### The exercise
Give the data below again exactly as it stands. Omit the pictures.

* START Data *

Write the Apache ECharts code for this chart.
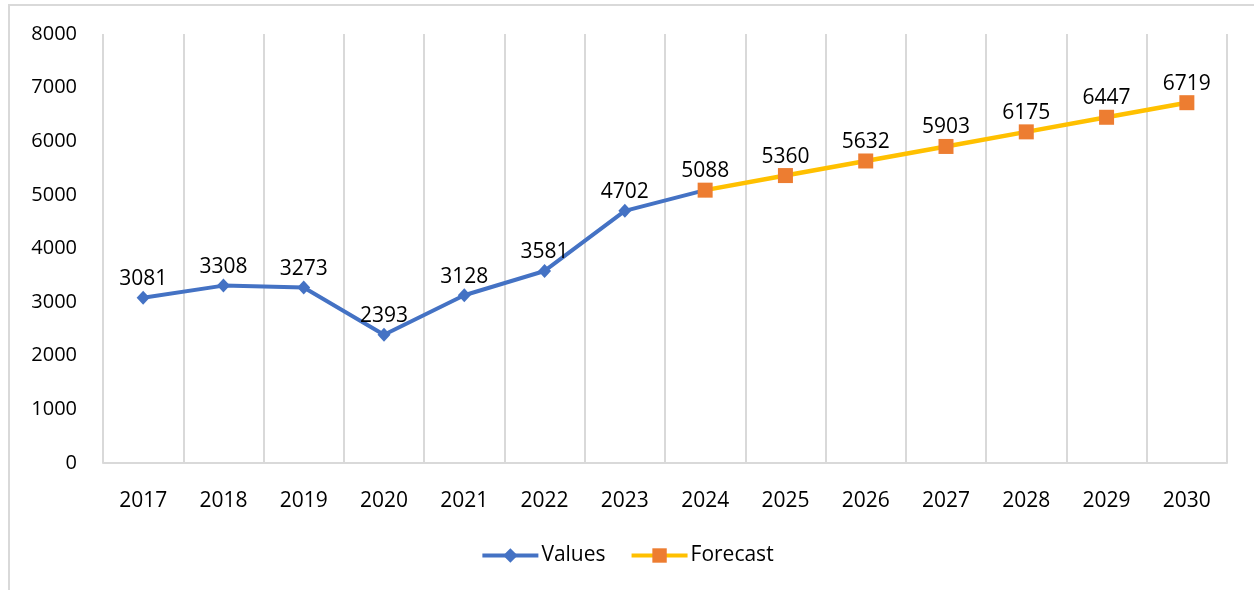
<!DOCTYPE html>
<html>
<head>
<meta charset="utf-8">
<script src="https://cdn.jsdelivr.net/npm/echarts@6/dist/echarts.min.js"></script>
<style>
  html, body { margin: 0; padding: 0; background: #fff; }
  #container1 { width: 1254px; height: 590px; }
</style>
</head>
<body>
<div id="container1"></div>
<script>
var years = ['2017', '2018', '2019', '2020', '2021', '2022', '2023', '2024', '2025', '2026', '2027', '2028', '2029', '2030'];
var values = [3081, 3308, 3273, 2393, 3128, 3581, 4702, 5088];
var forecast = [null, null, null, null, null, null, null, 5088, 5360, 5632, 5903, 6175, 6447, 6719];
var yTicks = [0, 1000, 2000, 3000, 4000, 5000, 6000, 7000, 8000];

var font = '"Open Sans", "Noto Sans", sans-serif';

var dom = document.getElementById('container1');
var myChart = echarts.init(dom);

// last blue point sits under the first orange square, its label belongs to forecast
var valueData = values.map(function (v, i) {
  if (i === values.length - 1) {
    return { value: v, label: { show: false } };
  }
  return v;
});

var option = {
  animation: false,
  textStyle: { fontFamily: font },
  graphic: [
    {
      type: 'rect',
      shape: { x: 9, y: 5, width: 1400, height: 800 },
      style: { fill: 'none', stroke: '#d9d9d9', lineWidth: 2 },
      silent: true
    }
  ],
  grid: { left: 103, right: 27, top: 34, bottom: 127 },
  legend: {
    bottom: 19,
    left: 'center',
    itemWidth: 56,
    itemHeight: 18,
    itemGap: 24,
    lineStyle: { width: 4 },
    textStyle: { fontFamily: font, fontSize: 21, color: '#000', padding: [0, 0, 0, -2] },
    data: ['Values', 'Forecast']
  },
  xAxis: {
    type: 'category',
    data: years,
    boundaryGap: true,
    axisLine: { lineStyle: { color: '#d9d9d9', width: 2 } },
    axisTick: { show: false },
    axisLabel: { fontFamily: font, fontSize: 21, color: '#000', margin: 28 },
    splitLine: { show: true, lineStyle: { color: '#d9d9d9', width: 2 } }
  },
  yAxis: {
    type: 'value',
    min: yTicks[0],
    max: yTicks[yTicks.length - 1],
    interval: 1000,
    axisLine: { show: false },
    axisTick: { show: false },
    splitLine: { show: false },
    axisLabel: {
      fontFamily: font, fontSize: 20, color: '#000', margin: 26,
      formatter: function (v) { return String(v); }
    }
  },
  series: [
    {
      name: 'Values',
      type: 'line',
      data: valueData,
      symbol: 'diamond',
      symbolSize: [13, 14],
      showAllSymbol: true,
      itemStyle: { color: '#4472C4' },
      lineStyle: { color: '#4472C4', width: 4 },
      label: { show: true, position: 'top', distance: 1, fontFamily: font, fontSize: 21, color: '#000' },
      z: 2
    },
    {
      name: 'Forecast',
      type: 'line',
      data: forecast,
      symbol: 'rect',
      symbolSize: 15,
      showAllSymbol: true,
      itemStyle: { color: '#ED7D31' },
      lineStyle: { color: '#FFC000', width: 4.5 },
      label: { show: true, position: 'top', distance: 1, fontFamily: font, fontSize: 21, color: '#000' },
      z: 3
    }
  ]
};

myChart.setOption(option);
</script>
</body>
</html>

* END Data *

### Task answer
Write the Apache ECharts code for this chart.
<!DOCTYPE html>
<html>
<head>
<meta charset="utf-8">
<script src="https://cdn.jsdelivr.net/npm/echarts@6/dist/echarts.min.js"></script>
<style>
  html, body { margin: 0; padding: 0; background: #fff; }
  #container1 { width: 1254px; height: 590px; }
</style>
</head>
<body>
<div id="container1"></div>
<script>
var years = ['2017', '2018', '2019', '2020', '2021', '2022', '2023', '2024', '2025', '2026', '2027', '2028', '2029', '2030'];
var values = [3081, 3308, 3273, 2393, 3128, 3581, 4702, 5088];
var forecast = [null, null, null, null, null, null, null, 5088, 5360, 5632, 5903, 6175, 6447, 6719];
var yTicks = [0, 1000, 2000, 3000, 4000, 5000, 6000, 7000, 8000];

var font = '"Open Sans", "Noto Sans", sans-serif';

var dom = document.getElementById('container1');
var myChart = echarts.init(dom);

// last blue point sits under the first orange square, its label belongs to forecast
var valueData = values.map(function (v, i) {
  if (i === values.length - 1) {
    return { value: v, label: { show: false } };
  }
  return v;
});

var option = {
  animation: false,
  textStyle: { fontFamily: font },
  graphic: [
    {
      type: 'rect',
      shape: { x: 9, y: 5, width: 1400, height: 800 },
      style: { fill: 'none', stroke: '#d9d9d9', lineWidth: 2 },
      silent: true
    }
  ],
  grid: { left: 103, right: 27, top: 34, bottom: 127 },
  legend: {
    bottom: 19,
    left: 'center',
    itemWidth: 56,
    itemHeight: 18,
    itemGap: 24,
    lineStyle: { width: 4 },
    textStyle: { fontFamily: font, fontSize: 21, color: '#000', padding: [0, 0, 0, -2] },
    data: ['Values', 'Forecast']
  },
  xAxis: {
    type: 'category',
    data: years,
    boundaryGap: true,
    axisLine: { lineStyle: { color: '#d9d9d9', width: 2 } },
    axisTick: { show: false },
    axisLabel: { fontFamily: font, fontSize: 21, color: '#000', margin: 28 },
    splitLine: { show: true, lineStyle: { color: '#d9d9d9', width: 2 } }
  },
  yAxis: {
    type: 'value',
    min: yTicks[0],
    max: yTicks[yTicks.length - 1],
    interval: 1000,
    axisLine: { show: false },
    axisTick: { show: false },
    splitLine: { show: false },
    axisLabel: {
      fontFamily: font, fontSize: 20, color: '#000', margin: 26,
      formatter: function (v) { return String(v); }
    }
  },
  series: [
    {
      name: 'Values',
      type: 'line',
      data: valueData,
      symbol: 'diamond',
      symbolSize: [13, 14],
      showAllSymbol: true,
      itemStyle: { color: '#4472C4' },
      lineStyle: { color: '#4472C4', width: 4 },
      label: { show: true, position: 'top', distance: 1, fontFamily: font, fontSize: 21, color: '#000' },
      z: 2
    },
    {
      name: 'Forecast',
      type: 'line',
      data: forecast,
      symbol: 'rect',
      symbolSize: 15,
      showAllSymbol: true,
      itemStyle: { color: '#ED7D31' },
      lineStyle: { color: '#FFC000', width: 4.5 },
      label: { show: true, position: 'top', distance: 1, fontFamily: font, fontSize: 21, color: '#000' },
      z: 3
    }
  ]
};

myChart.setOption(option);
</script>
</body>
</html>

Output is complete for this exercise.